1. I've gotten to read through a couple of holiday cards that alumnus Zach Braff sent to his old theater professor. On the envelope of the cards was a return address that I may or may not have written down.

2. There are pictures and pictures of student plays, including those with some famous alumni like Stephen Colbert, Ann-Margret, Paul Lynde, Warren Beatty, etc., that I've had the pleasure of looking through.

3.  Last year, I compiled a set of photos, books, clippings and dance cards about Valentine's Day and its relation to the school. For those who don't know what dance cards are, they're pocket-sized booklets where girls and boys would write down the names of whomever had asked them to dance at a formal.

4. In looking through the papers of a professor who dealt with the supposition of otherworldly life forms, I've gotten to read testimonials and see drawings of reported "UFO" sightings.

5. For a large portion of last year, I researched a hippie coffeehouse on campus that hosted concerts in the 1970's on and off campus, including a performance by the Grateful Dead.

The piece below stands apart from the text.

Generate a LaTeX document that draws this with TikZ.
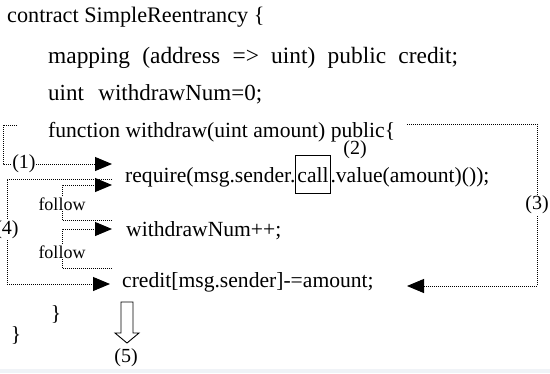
\documentclass[tikz,border=0pt]{standalone}
\usepackage{fontspec}
\setmainfont{Liberation Serif}
\usetikzlibrary{arrows.meta,calc}
\definecolor{bandgray}{RGB}{240,243,247}
\begin{document}
\begin{tikzpicture}[x=1pt,y=-1pt,
  code/.style={anchor=base west,inner sep=0pt,font=\fontsize{21.6}{24}\selectfont},
  lbl/.style={inner sep=0.5pt,font=\fontsize{20}{24}\selectfont,fill=white},
  flw/.style={inner sep=0.5pt,font=\fontsize{18}{20}\selectfont,fill=white},
  dots/.style={dash pattern=on 1pt off 1pt,line width=1pt},
  tip/.style={-{Triangle[length=17pt,width=14pt]}},
]
\useasboundingbox (0,0) rectangle (550,373);
\fill[bandgray] (0,369) rectangle (550,373);

% code lines
\node[code,font=\fontsize{22.2}{24}\selectfont] (c1) at (7,22) {contract SimpleReentrancy \{};
\node[code,font=\fontsize{23.4}{24}\selectfont] (c2) at (48,63) {\makebox[410pt][s]{mapping (address => uint) public credit;}};
\node[code,font=\fontsize{23}{24}\selectfont] (c3) at (48,100) {\makebox[214pt][s]{uint withdrawNum=0;}};
\node[code] (c4) at (48,137) {function withdraw(uint amount) public\{};
\node[code] (req1) at (125,182) {require(msg.sender.};
\node[code,inner xsep=1.5pt] (call) at (req1.base east) {call};
\node[code] (req2) at (call.base east) {.value(amount)());};
\draw[line width=0.8pt] ($(call.base west)+(0,-27)$) rectangle ($(call.base east)+(0,11)$);
\node[font=\fontsize{20}{24}\selectfont,inner sep=0pt] (n2) at (355,150) {(2)};
\node[code] (wn) at (126,236) {withdrawNum++;};
\node[code] (cr) at (122,287) {credit[msg.sender]-=amount;};
\node[font=\fontsize{21.6}{24}\selectfont,inner sep=0pt] (br1) at (56,314) {\}};
\node[font=\fontsize{21.6}{24}\selectfont,inner sep=0pt] (br2) at (16,335) {\}};

% (1)
\coordinate (tl) at (17,125);
\coordinate (tlc) at (3,125);
\node[lbl] (l1) at (24,164) {(1)};
\coordinate (a1) at (112,164);
\draw[dots] (tl) -- (tlc) |- (l1.west);
\draw[dots,tip] (l1.east) -- (a1);

% (3)
\coordinate (tr) at (407,124);
\coordinate (trc) at (537,124);
\coordinate (brc) at (537,286);
\coordinate (a3) at (407,286);
\draw[dots,tip] (tr) -- (trc) -- node[lbl] (l3) {(3)} (brc) -- (a3);

% (4)
\coordinate (t4) at (112,179);
\coordinate (t4c) at (7,179);
\coordinate (b4c) at (7,284);
\coordinate (a4) at (110,284);
\draw[dots,tip] (t4) -- (t4c) -- node[lbl,pos=0.48] (l4) {(4)} (b4c) -- (a4);

% follow 1
\coordinate (f1s) at (112,220);
\coordinate (f1a) at (62,220);
\coordinate (f1b) at (62,185);
\coordinate (f1t) at (112,185);
\draw[dots,tip] (f1s) -- (f1a) -- node[flw,pos=0.45] (lf1) {follow} (f1b) -- (f1t);

% follow 2
\coordinate (f2s) at (112,268);
\coordinate (f2a) at (62,268);
\coordinate (f2b) at (62,229);
\coordinate (f2t) at (112,229);
\draw[dots,tip] (f2s) -- (f2a) -- node[flw,pos=0.4] (lf2) {follow} (f2b) -- (f2t);

% (5) hollow arrow
\draw[line width=0.9pt] (121,302) -- (133,302) -- (133,333) -- (139,333) -- (127,343) -- (115,333) -- (121,333) -- cycle;
\node[font=\fontsize{20}{24}\selectfont,inner sep=0pt] (n5) at (126,358) {(5)};
\end{tikzpicture}
\end{document}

And in an even broader sense, I've come to know more trivia than most students learn throughout their entire tenure at school. Simply by being surrounded by all the seemingly worthless papers of professors and students and alumni and administrators, I've experienced the history of my college in a way that most people don't ever have or take the opportunity to do. And I get paid for it.

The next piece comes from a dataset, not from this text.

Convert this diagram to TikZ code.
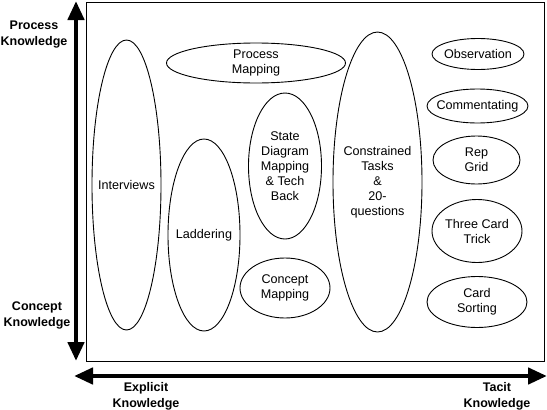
\documentclass[tikz,border=0pt]{standalone}
\usepackage{fontspec}
\setmainfont{Liberation Sans}
\usetikzlibrary{shapes.geometric, arrows.meta}

\begin{document}
\begin{tikzpicture}[x=1pt, y=-1pt, line width=0.9pt,
    method/.style={draw, ellipse, inner sep=0pt},
    methodtext/.style={align=center, inner sep=0pt, font=\fontsize{12.6}{15}\selectfont},
    axislabel/.style={align=center, font=\fontsize{12.5}{16}\selectfont\bfseries},
    axisarrow/.style={line width=4.5pt, {Triangle[length=19pt,width=16pt]}-{Triangle[length=19pt,width=16pt]}}]
    \useasboundingbox (0,0) rectangle (547,410);

    % Frame
    \draw (86,2) rectangle (544,361);

    % Axes
    \coordinate (ptop) at (76,1);
    \coordinate (pbot) at (76,361);
    \coordinate (eleft) at (74,376);
    \coordinate (eright) at (547,376);
    \draw[axisarrow] (pbot) -- (ptop);
    \draw[axisarrow] (eleft) -- (eright);

    % Axis labels
    \node[axislabel] (process) at (34,35) {Process\\Knowledge};
    \node[axislabel] (concept) at (37,315) {Concept\\Knowledge};
    \node[axislabel] (explicit) at (146,396) {Explicit\\Knowledge};
    \node[axislabel] (tacit) at (497,396) {Tacit\\Knowledge};

    % Methods (ellipse first, text at its centre)
    \foreach \x/\y/\w/\h/\name/\txt in {
        126.5/185/69/290/interviews/Interviews,
        204/235/72/192/laddering/Laddering,
        256/63/179/40/procmap/{Process\\Mapping},
        285/166/73/146/statediag/{State\\Diagram\\Mapping\\\& Tech\\Back},
        285/288/90/60/conmap/{Concept\\Mapping},
        377.5/182/89/300/constrained/{Constrained\\Tasks\\\&\\20-\\questions},
        478/54/92/31/observ/Observation,
        477.5/106/101/34/comment/Commentating,
        476.5/160/87/48/repgrid/{Rep\\Grid},
        477/231/90/63/threecard/{Three Card\\Trick},
        477/302/100/51/cardsort/{Card\\Sorting}}
    {
        \node[method, minimum width=\w pt, minimum height=\h pt] (\name) at (\x,\y) {};
        \node[methodtext] (\name-txt) at (\name.center) {\txt};
    }

\end{tikzpicture}
\end{document}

I think I complain a bit too much about my work at the Archives. Sometimes I side with my mom, wondering why I take so much time out of my week to go to work for minimum wage when I could be using that time to finish up homework assignments.

But if I really think about it, my mom was wrong. Sure, jobs while you're studying can be a stressful addition to an already overloaded schedule. They can be a downer and a source of boredom in the few free hours of your day. But they can also be endlessly fascinating and unique. They can make you knowledgeable and inquisitive. They can help you manage your time more efficiently. They can show you the value of a dollar that you've worked hard for.

They can also make you a better person.